### Recorded data
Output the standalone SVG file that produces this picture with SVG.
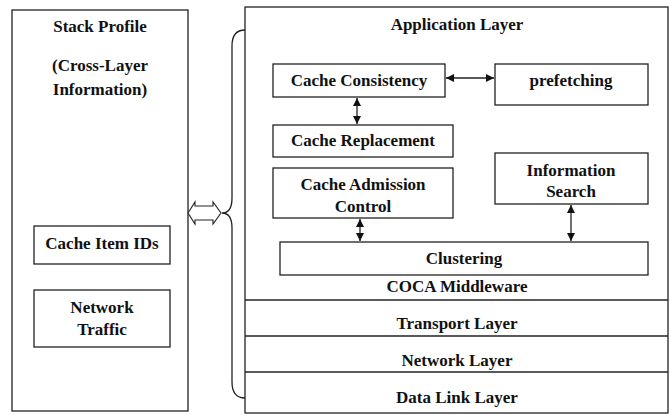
<svg xmlns="http://www.w3.org/2000/svg" width="671" height="415" viewBox="0 0 671 415">
<defs>
<marker id="ah" viewBox="0 0 10 10" refX="10" refY="5" markerWidth="8" markerHeight="8" markerUnits="userSpaceOnUse" orient="auto-start-reverse">
<path d="M0,0 L10,5 L0,10 z" fill="#111"/>
</marker>
<style>
rect{fill:#fff;stroke:#222;stroke-width:1.3}
text{font-family:"Liberation Serif","Times New Roman",serif;font-weight:bold;font-size:17px;fill:#111;text-anchor:middle;dominant-baseline:central}
.ln{stroke:#222;stroke-width:1.3;fill:none}
.c{stroke:#222;stroke-width:1.3;fill:none;marker-start:url(#ah);marker-end:url(#ah)}
</style>
</defs>
<rect x="0" y="0" width="671" height="415" style="fill:#fff;stroke:none"/>
<g id="stack-profile">
<rect x="12" y="10" width="176" height="401"/>
<text x="100" y="26">Stack Profile</text>
<text x="100" y="65">(Cross-Layer</text>
<text x="100" y="89">Information)</text>
</g>
<g id="cache-item-ids">
<rect x="34" y="226" width="136" height="38"/>
<text x="102" y="243">Cache Item IDs</text>
</g>
<g id="network-traffic">
<rect x="34" y="290" width="136" height="57"/>
<text x="102" y="307">Network</text>
<text x="102" y="329">Traffic</text>
</g>
<g id="stack">
<rect x="245" y="7" width="423" height="406"/>
<line class="ln" x1="245" y1="300" x2="668" y2="300"/>
<line class="ln" x1="245" y1="336" x2="668" y2="336"/>
<line class="ln" x1="245" y1="372" x2="668" y2="372"/>
<text x="457" y="24">Application Layer</text>
<text x="457" y="286">COCA Middleware</text>
<text x="457" y="323">Transport Layer</text>
<text x="457" y="360">Network Layer</text>
<text x="457" y="397">Data Link Layer</text>
</g>
<g id="cache-consistency">
<rect x="273" y="64" width="172" height="33"/>
<text x="359" y="80">Cache Consistency</text>
</g>
<g id="prefetching">
<rect x="495" y="64" width="153" height="41"/>
<text x="571" y="80">prefetching</text>
</g>
<g id="cache-replacement">
<rect x="273" y="125" width="180" height="32"/>
<text x="363" y="140">Cache Replacement</text>
</g>
<g id="cache-admission-control">
<rect x="273" y="168" width="180" height="50"/>
<text x="363" y="184">Cache Admission</text>
<text x="363" y="206">Control</text>
</g>
<g id="information-search">
<rect x="495" y="153" width="153" height="51"/>
<text x="571" y="170">Information</text>
<text x="571" y="191">Search</text>
</g>
<g id="clustering">
<rect x="280" y="242" width="368" height="33"/>
<text x="464" y="258">Clustering</text>
</g>
<g id="connectors">
<line class="c" x1="446" y1="78" x2="494" y2="78"/>
<line class="c" x1="357" y1="98" x2="357" y2="124"/>
<line class="c" x1="360" y1="219" x2="360" y2="241"/>
<line class="c" x1="571" y1="205" x2="571" y2="241"/>
<path class="ln" d="M245,30 C236,30 232,36 232,46 L232,198 C232,207 229,213 222,213 C229,213 232,219 232,228 L232,382 C232,392 236,398 245,398" stroke-width="1.1"/>
<path d="M188,213 L195,202 L195,206 L213,206 L213,202 L221,213 L213,224 L213,220 L195,220 L195,224 z" fill="#fff" stroke="#222" stroke-width="1.1"/>
</g>
</svg>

### Instruction
Skipping the pictures, transcribe each line above exactly as it appears.

### The output
Output the standalone SVG file that produces this picture with SVG.
<svg xmlns="http://www.w3.org/2000/svg" width="671" height="415" viewBox="0 0 671 415">
<defs>
<marker id="ah" viewBox="0 0 10 10" refX="10" refY="5" markerWidth="8" markerHeight="8" markerUnits="userSpaceOnUse" orient="auto-start-reverse">
<path d="M0,0 L10,5 L0,10 z" fill="#111"/>
</marker>
<style>
rect{fill:#fff;stroke:#222;stroke-width:1.3}
text{font-family:"Liberation Serif","Times New Roman",serif;font-weight:bold;font-size:17px;fill:#111;text-anchor:middle;dominant-baseline:central}
.ln{stroke:#222;stroke-width:1.3;fill:none}
.c{stroke:#222;stroke-width:1.3;fill:none;marker-start:url(#ah);marker-end:url(#ah)}
</style>
</defs>
<rect x="0" y="0" width="671" height="415" style="fill:#fff;stroke:none"/>
<g id="stack-profile">
<rect x="12" y="10" width="176" height="401"/>
<text x="100" y="26">Stack Profile</text>
<text x="100" y="65">(Cross-Layer</text>
<text x="100" y="89">Information)</text>
</g>
<g id="cache-item-ids">
<rect x="34" y="226" width="136" height="38"/>
<text x="102" y="243">Cache Item IDs</text>
</g>
<g id="network-traffic">
<rect x="34" y="290" width="136" height="57"/>
<text x="102" y="307">Network</text>
<text x="102" y="329">Traffic</text>
</g>
<g id="stack">
<rect x="245" y="7" width="423" height="406"/>
<line class="ln" x1="245" y1="300" x2="668" y2="300"/>
<line class="ln" x1="245" y1="336" x2="668" y2="336"/>
<line class="ln" x1="245" y1="372" x2="668" y2="372"/>
<text x="457" y="24">Application Layer</text>
<text x="457" y="286">COCA Middleware</text>
<text x="457" y="323">Transport Layer</text>
<text x="457" y="360">Network Layer</text>
<text x="457" y="397">Data Link Layer</text>
</g>
<g id="cache-consistency">
<rect x="273" y="64" width="172" height="33"/>
<text x="359" y="80">Cache Consistency</text>
</g>
<g id="prefetching">
<rect x="495" y="64" width="153" height="41"/>
<text x="571" y="80">prefetching</text>
</g>
<g id="cache-replacement">
<rect x="273" y="125" width="180" height="32"/>
<text x="363" y="140">Cache Replacement</text>
</g>
<g id="cache-admission-control">
<rect x="273" y="168" width="180" height="50"/>
<text x="363" y="184">Cache Admission</text>
<text x="363" y="206">Control</text>
</g>
<g id="information-search">
<rect x="495" y="153" width="153" height="51"/>
<text x="571" y="170">Information</text>
<text x="571" y="191">Search</text>
</g>
<g id="clustering">
<rect x="280" y="242" width="368" height="33"/>
<text x="464" y="258">Clustering</text>
</g>
<g id="connectors">
<line class="c" x1="446" y1="78" x2="494" y2="78"/>
<line class="c" x1="357" y1="98" x2="357" y2="124"/>
<line class="c" x1="360" y1="219" x2="360" y2="241"/>
<line class="c" x1="571" y1="205" x2="571" y2="241"/>
<path class="ln" d="M245,30 C236,30 232,36 232,46 L232,198 C232,207 229,213 222,213 C229,213 232,219 232,228 L232,382 C232,392 236,398 245,398" stroke-width="1.1"/>
<path d="M188,213 L195,202 L195,206 L213,206 L213,202 L221,213 L213,224 L213,220 L195,220 L195,224 z" fill="#fff" stroke="#222" stroke-width="1.1"/>
</g>
</svg>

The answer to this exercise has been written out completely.